The air quality index includes six color-coded categories, each corresponding to a range of index values ranging from zero to more than 300.
“I always describe it as like a stoplight. Green is good. Green means going outside is no problem,” said Chrissy Larson, an environmental educator with the Hitchcock Center for the Environment in Amherst. “When it gets to yellow, it’s starting to become a little more unhealthy, but it’s just a moderate range, and then when it gets to orange and red, that’s when you start getting into the unhealthy [range] for certain groups, and that deeper red or purple, that’s just hazardous.”

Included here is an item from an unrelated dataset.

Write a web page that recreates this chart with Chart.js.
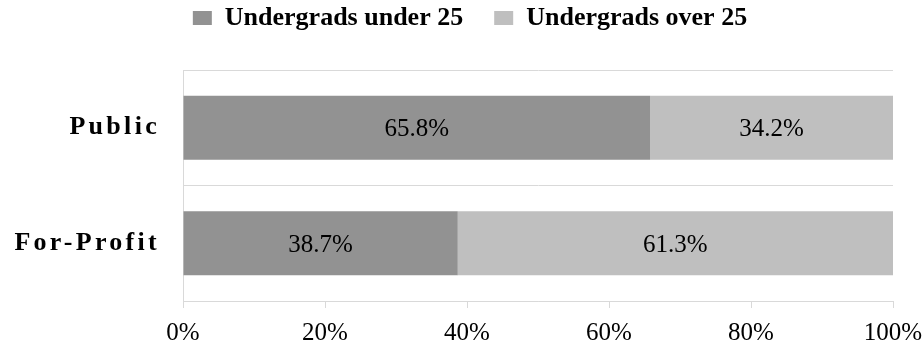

Larson showcased a model room made out of a glass box with an air censor and a candle inside. When the candle was lit and the model room was full of smoke, the censor shot up to more than 1,000 AQI and turned red. After the candle was blown out, Larson put a filter in the box and turned on a fan to circulate clean air into the box. Over the course of just a few minutes, the AQI dropped back under 100 and returned to green.
Larson said people can improve air quality in their homes by installing air filters, even simple ones made of the industrial pleated air filters that are typically placed into air conditioners or furnaces, and taping them to the back of a box fan.


Hudson said people can also improve air quality in the environment around them by reducing their carbon footprint or supporting community cleanup efforts.
Peg Hall with Greening Greenfield said that any effort to improve the climate inevitably helps improve air quality, and that Greening Greenfield does work in all sorts of categories under the green umbrella. She said this has included working with the high school to reboot a composting program, working with the Tree Committee to plant trees and supporting other projects throughout the city to promote pollinator-friendly planting, biodiversity, housing and the reduction of fossil fuels.
“We work on anything related to sustainability, and all topics come back to the other topics,” Hall said. “It’s like that old saying, pull one thread and they connect to everything in the universe.”
She echoed Hudson’s statement on transportation having a large impact on air quality. In addition to encouraging people to use public transportation, Hall said making communities walkable is something that can improve air quality, as well as increasing the number of trees and other plants that can naturally filter the air.
“We work with the Tree Committee, and all of our pollinitor projects will be improving air quality as well by trying to draw carbon out of the air and get it into the ground and into the soil,” Hall said.
A few upcoming tree planting days that Greening Greenfield has scheduled are on April 16, April 30 and June 6 at the Millers Meadow.